Heat a large Dutch oven over medium-high heat. Add the oil.

When the oil is hot, brown the beef in batches on all sides, removing to a plate as the pieces are browned. (Don’t salt the meat yet, as you won’t obtain a proper sear)

When all the beef is removed, add the pancetta and cook just to render the fat, about 4 minutes.

Add the carrot, celery, leek, onion, and half the garlic.

Cover the pot and sweat the vegetables over medium heat until the onion and leek are tender, about 10 minutes.

Meanwhile, tie the whole sprigs of parsley, rosemary and thyme and the lemon zest, orange zest, cinnamon sticks and bay leaves into sachet in cheesecloth.

Once the vegetables are sweated, pour in the wine and raise the heat to high to reduce the wine by half.

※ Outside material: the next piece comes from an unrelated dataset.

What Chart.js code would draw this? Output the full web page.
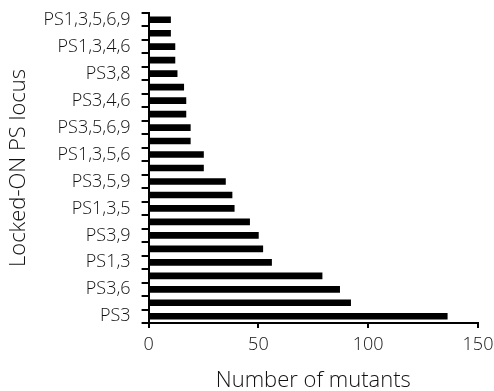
<!DOCTYPE html>
<html>
<head>
<meta charset="utf-8">
<script src="https://cdn.jsdelivr.net/npm/chart.js@4/dist/chart.umd.min.js"></script>
<style>
  html, body { margin: 0; padding: 0; background: #fff; }
  #wrap { width: 494px; height: 391px; }
</style>
</head>
<body>
<div id="wrap"><canvas id="chart"></canvas></div>
<script>
// loci, top to bottom; only every other one is labelled in the figure
const loci = [
  'PS1,3,5,6,9', '', 'PS1,3,4,6', '', 'PS3,8', '', 'PS3,4,6', '',
  'PS3,5,6,9', '', 'PS1,3,5,6', '', 'PS3,5,9', '', 'PS1,3,5', '',
  'PS3,9', '', 'PS1,3', '', 'PS3,6', '', 'PS3'
];
const mutants = [
  10, 10, 12, 12, 13, 16, 17, 17, 19, 19, 25, 25,
  35, 38, 39, 46, 50, 52, 56, 79, 87, 92, 136
];
const xTicks = [0, 50, 100, 150];

const FONT = "'Open Sans', 'DejaVu Sans', sans-serif";
const INK = '#111';

// keep the tick labels from pushing the plot area inwards
const noEdgePadding = s => {
  s.paddingTop = 0; s.paddingBottom = 0;
  s.paddingLeft = 0; s.paddingRight = 0;
};

new Chart(document.getElementById('chart'), {
  type: 'bar',
  data: {
    labels: loci,
    datasets: [{
      data: mutants,
      backgroundColor: '#000',
      borderWidth: 0,
      barThickness: 6
    }]
  },
  options: {
    indexAxis: 'y',
    responsive: true,
    maintainAspectRatio: false,
    animation: false,
    layout: { padding: { top: 13, right: 16, bottom: -3, left: 6 } },
    plugins: { legend: { display: false }, tooltip: { enabled: false } },
    scales: {
      x: {
        min: 0,
        max: 150,
        afterBuildTicks: axis => { axis.ticks = xTicks.map(v => ({ value: v })); },
        afterFit: noEdgePadding,
        border: { display: true, color: '#000', width: 2 },
        grid: { drawOnChartArea: false, color: '#000', lineWidth: 2, tickLength: 5 },
        ticks: { color: INK, font: { family: FONT, size: 18, weight: 300 }, padding: 6, maxRotation: 0 },
        title: { display: true, text: 'Number of mutants', color: INK, font: { family: FONT, size: 22, weight: 300 }, padding: { top: 6, bottom: 0 } }
      },
      y: {
        afterFit: noEdgePadding,
        border: { display: true, color: '#000', width: 2 },
        grid: { offset: true, drawOnChartArea: false, color: '#000', lineWidth: 2, tickLength: 7 },
        ticks: { color: INK, autoSkip: false, font: { family: FONT, size: 18, weight: 300 }, padding: 11 },
        title: { display: true, text: 'Locked-ON PS locus', color: INK, font: { family: FONT, size: 22, weight: 300 }, padding: { top: 0, bottom: 0 } }
      }
    }
  }
});
</script>
</body>
</html>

Add the sachet, the tomatoes, stock, and allspice. Bring to a simmer and season with salt and pepper.

Return the beef to the pot, cover, and simmer, stirring occasionally, until the beef is tender, but the sauce is still soupy, about 2 hours.

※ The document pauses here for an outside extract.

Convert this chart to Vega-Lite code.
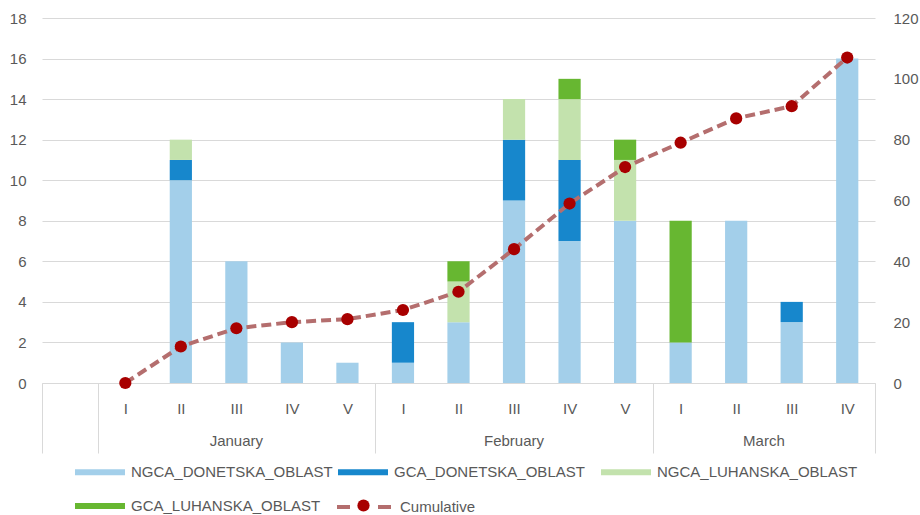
{
  "$schema": "https://vega.github.io/schema/vega-lite/v6.json",
  "width": 833,
  "height": 365,
  "autosize": {"type": "none"},
  "padding": {"left": 42, "top": 18, "right": 45, "bottom": 132},
  "background": "white",
  "config": {
    "font": "Liberation Sans",
    "view": {"stroke": null},
    "axis": {"labelColor": "#595959", "labelFontSize": 15, "labelFont": "Liberation Sans"},
    "legend": {"labelColor": "#595959", "labelFontSize": 15, "labelFont": "Liberation Sans", "padding": 0}
  },
  "datasets": {
    "bars": [
      {"cat": "January|II", "series": "NGCA_DONETSKA_OBLAST", "control": "NGCA", "region": "DONETSKA", "count": 10},
      {"cat": "January|II", "series": "GCA_DONETSKA_OBLAST", "control": "GCA", "region": "DONETSKA", "count": 1},
      {"cat": "January|II", "series": "NGCA_LUHANSKA_OBLAST", "control": "NGCA", "region": "LUHANSKA", "count": 1},
      {"cat": "January|III", "series": "NGCA_DONETSKA_OBLAST", "control": "NGCA", "region": "DONETSKA", "count": 6},
      {"cat": "January|IV", "series": "NGCA_DONETSKA_OBLAST", "control": "NGCA", "region": "DONETSKA", "count": 2},
      {"cat": "January|V", "series": "NGCA_DONETSKA_OBLAST", "control": "NGCA", "region": "DONETSKA", "count": 1},
      {"cat": "February|I", "series": "NGCA_DONETSKA_OBLAST", "control": "NGCA", "region": "DONETSKA", "count": 1},
      {"cat": "February|I", "series": "GCA_DONETSKA_OBLAST", "control": "GCA", "region": "DONETSKA", "count": 2},
      {"cat": "February|II", "series": "NGCA_DONETSKA_OBLAST", "control": "NGCA", "region": "DONETSKA", "count": 3},
      {"cat": "February|II", "series": "NGCA_LUHANSKA_OBLAST", "control": "NGCA", "region": "LUHANSKA", "count": 2},
      {"cat": "February|II", "series": "GCA_LUHANSKA_OBLAST", "control": "GCA", "region": "LUHANSKA", "count": 1},
      {"cat": "February|III", "series": "NGCA_DONETSKA_OBLAST", "control": "NGCA", "region": "DONETSKA", "count": 9},
      {"cat": "February|III", "series": "GCA_DONETSKA_OBLAST", "control": "GCA", "region": "DONETSKA", "count": 3},
      {"cat": "February|III", "series": "NGCA_LUHANSKA_OBLAST", "control": "NGCA", "region": "LUHANSKA", "count": 2},
      {"cat": "February|IV", "series": "NGCA_DONETSKA_OBLAST", "control": "NGCA", "region": "DONETSKA", "count": 7},
      {"cat": "February|IV", "series": "GCA_DONETSKA_OBLAST", "control": "GCA", "region": "DONETSKA", "count": 4},
      {"cat": "February|IV", "series": "NGCA_LUHANSKA_OBLAST", "control": "NGCA", "region": "LUHANSKA", "count": 3},
      {"cat": "February|IV", "series": "GCA_LUHANSKA_OBLAST", "control": "GCA", "region": "LUHANSKA", "count": 1},
      {"cat": "February|V", "series": "NGCA_DONETSKA_OBLAST", "control": "NGCA", "region": "DONETSKA", "count": 8},
      {"cat": "February|V", "series": "NGCA_LUHANSKA_OBLAST", "control": "NGCA", "region": "LUHANSKA", "count": 3},
      {"cat": "February|V", "series": "GCA_LUHANSKA_OBLAST", "control": "GCA", "region": "LUHANSKA", "count": 1},
      {"cat": "March|I", "series": "NGCA_DONETSKA_OBLAST", "control": "NGCA", "region": "DONETSKA", "count": 2},
      {"cat": "March|I", "series": "GCA_LUHANSKA_OBLAST", "control": "GCA", "region": "LUHANSKA", "count": 6},
      {"cat": "March|II", "series": "NGCA_DONETSKA_OBLAST", "control": "NGCA", "region": "DONETSKA", "count": 8},
      {"cat": "March|III", "series": "NGCA_DONETSKA_OBLAST", "control": "NGCA", "region": "DONETSKA", "count": 3},
      {"cat": "March|III", "series": "GCA_DONETSKA_OBLAST", "control": "GCA", "region": "DONETSKA", "count": 1},
      {"cat": "March|IV", "series": "NGCA_DONETSKA_OBLAST", "control": "NGCA", "region": "DONETSKA", "count": 16}
    ],
    "cum": [
      {"cat": "January|I", "month": "January", "period": "I", "Cumulative": 0},
      {"cat": "January|II", "month": "January", "period": "II", "Cumulative": 12},
      {"cat": "January|III", "month": "January", "period": "III", "Cumulative": 18},
      {"cat": "January|IV", "month": "January", "period": "IV", "Cumulative": 20},
      {"cat": "January|V", "month": "January", "period": "V", "Cumulative": 21},
      {"cat": "February|I", "month": "February", "period": "I", "Cumulative": 24},
      {"cat": "February|II", "month": "February", "period": "II", "Cumulative": 30},
      {"cat": "February|III", "month": "February", "period": "III", "Cumulative": 44},
      {"cat": "February|IV", "month": "February", "period": "IV", "Cumulative": 59},
      {"cat": "February|V", "month": "February", "period": "V", "Cumulative": 71},
      {"cat": "March|I", "month": "March", "period": "I", "Cumulative": 79},
      {"cat": "March|II", "month": "March", "period": "II", "Cumulative": 87},
      {"cat": "March|III", "month": "March", "period": "III", "Cumulative": 91},
      {"cat": "March|IV", "month": "March", "period": "IV", "Cumulative": 107}
    ]
  },
  "layer": [
    {
      "layer": [
        {
          "data": {"name": "bars"},
          "transform": [
            {
              "stack": "count",
              "groupby": ["cat"],
              "sort": [{"field": "region", "order": "ascending"}, {"field": "control", "order": "descending"}],
              "as": ["lo", "hi"]
            }
          ],
          "mark": {"type": "bar", "width": {"band": 0.4}},
          "encoding": {
            "x": {
              "field": "cat", "type": "nominal", "title": null,
              "scale": {
                "domain": ["start", "January|I", "January|II", "January|III", "January|IV", "January|V", "February|I", "February|II", "February|III", "February|IV", "February|V", "March|I", "March|II", "March|III", "March|IV"],
                "paddingInner": 0, "paddingOuter": 0
              },
              "axis": {
                "title": null,
                "labelAngle": 0,
                "labelExpr": "indexof(datum.label, '|') >= 0 ? split(datum.label, '|')[1] : ''",
                "domainColor": "#D9D9D9",
                "domainWidth": 1,
                "grid": false,
                "ticks": true,
                "tickBand": "extent",
                "tickSize": 70,
                "tickColor": "#D9D9D9",
                "tickWidth": 1,
                "tickOpacity": {"condition": {"test": "!datum.value || datum.value == 'start' || datum.value == 'January|V' || datum.value == 'February|V' || datum.value == 'March|IV'", "value": 1}, "value": 0},
                "labelPadding": -52
              }
            },
            "y": {
              "field": "lo", "type": "quantitative", "title": null,
              "scale": {"domain": [0, 18], "nice": false},
              "axis": {"title": null, "values": [0, 2, 4, 6, 8, 10, 12, 14, 16, 18], "domain": false, "ticks": false, "grid": true, "gridColor": "#D9D9D9", "labelPadding": 16}
            },
            "y2": {"field": "hi"},
            "color": {
              "field": "series", "type": "nominal",
              "scale": {
                "domain": ["NGCA_DONETSKA_OBLAST", "GCA_DONETSKA_OBLAST", "NGCA_LUHANSKA_OBLAST", "GCA_LUHANSKA_OBLAST"],
                "range": ["#A3CFEA", "#1787CC", "#C3E2AD", "#67B731"]
              },
              "legend": {
                "title": null, "orient": "none", "direction": "horizontal", "legendX": 33, "legendY": 441.5,
                "columns": 3, "gridAlign": "all", "columnPadding": 5, "rowPadding": 13,
                "values": ["NGCA_DONETSKA_OBLAST", "GCA_DONETSKA_OBLAST", "NGCA_LUHANSKA_OBLAST", "GCA_LUHANSKA_OBLAST"],
                "symbolType": "M-1,-0.24H3V0.24H-1Z", "symbolSize": 625, "symbolStrokeWidth": 0,
                "labelOffset": 31, "labelLimit": 400
              }
            }
          }
        },
        {
          "data": {"name": "cum"},
          "transform": [{"filter": "datum.period == 'III' && datum.month != 'March'"}],
          "mark": {"type": "text", "dy": 58, "fontSize": 15, "color": "#595959", "baseline": "middle", "align": "center"},
          "encoding": {
            "x": {"field": "cat", "type": "nominal", "bandPosition": 0.5},
            "y": {"datum": 0, "type": "quantitative"},
            "text": {"field": "month"}
          }
        },
        {
          "data": {"name": "cum"},
          "transform": [{"filter": "datum.period == 'II' && datum.month == 'March'"}],
          "mark": {"type": "text", "dy": 58, "fontSize": 15, "color": "#595959", "baseline": "middle", "align": "center"},
          "encoding": {
            "x": {"field": "cat", "type": "nominal", "bandPosition": 1},
            "y": {"datum": 0, "type": "quantitative"},
            "text": {"field": "month"}
          }
        }
      ]
    },
    {
      "layer": [
        {
          "data": {"name": "cum"},
          "mark": {"type": "line", "strokeWidth": 4, "strokeDash": [10, 5]},
          "encoding": {
            "x": {"field": "cat", "type": "nominal", "sort": null},
            "y": {
              "field": "Cumulative", "type": "quantitative", "title": null,
              "scale": {"domain": [0, 120], "nice": false},
              "axis": {"orient": "right", "title": null, "values": [0, 20, 40, 60, 80, 100, 120], "domain": false, "ticks": false, "grid": false, "labelPadding": 18}
            },
            "stroke": {
              "datum": "Cumulative",
              "scale": {"range": ["#B46E6E"]},
              "legend": {
                "title": null, "orient": "none", "legendX": 293, "legendY": 460,
                "symbolType": "stroke", "symbolSize": 2916, "symbolStrokeWidth": 4, "symbolDash": [13, 28],
                "labelOffset": 7
              }
            }
          }
        },
        {
          "data": {"name": "cum"},
          "mark": {"type": "point", "filled": true, "size": 150, "opacity": 1},
          "encoding": {
            "x": {"field": "cat", "type": "nominal", "sort": null},
            "y": {"field": "Cumulative", "type": "quantitative"},
            "fill": {
              "datum": "",
              "scale": {"range": ["#A80000"]},
              "legend": {
                "title": null, "orient": "none", "legendX": 315, "legendY": 481,
                "symbolType": "circle", "symbolSize": 150, "symbolStrokeWidth": 0,
                "labelFontSize": 1
              }
            }
          }
        }
      ]
    }
  ],
  "resolve": {"scale": {"y": "independent"}}
}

Meanwhile, in a medium saucepan, cook the barley in plenty of salted water until tender but still chewy, 30 to 40 minutes.

Drain well. In a small skillet, melt the butter over low heat.

Add the bread cubes and cook, tossing until crisp and browned, 8 to 10 minutes. In a small bowl, stir together the remaining garlic and the chopped parsley.

When the meat is tender, add the cooked barley and simmer to blend the flavors, about 15 minutes. Discard the sachet.

To serve, ladle into bowls and top each serving with some of the garlic-parsley mixture and croutons.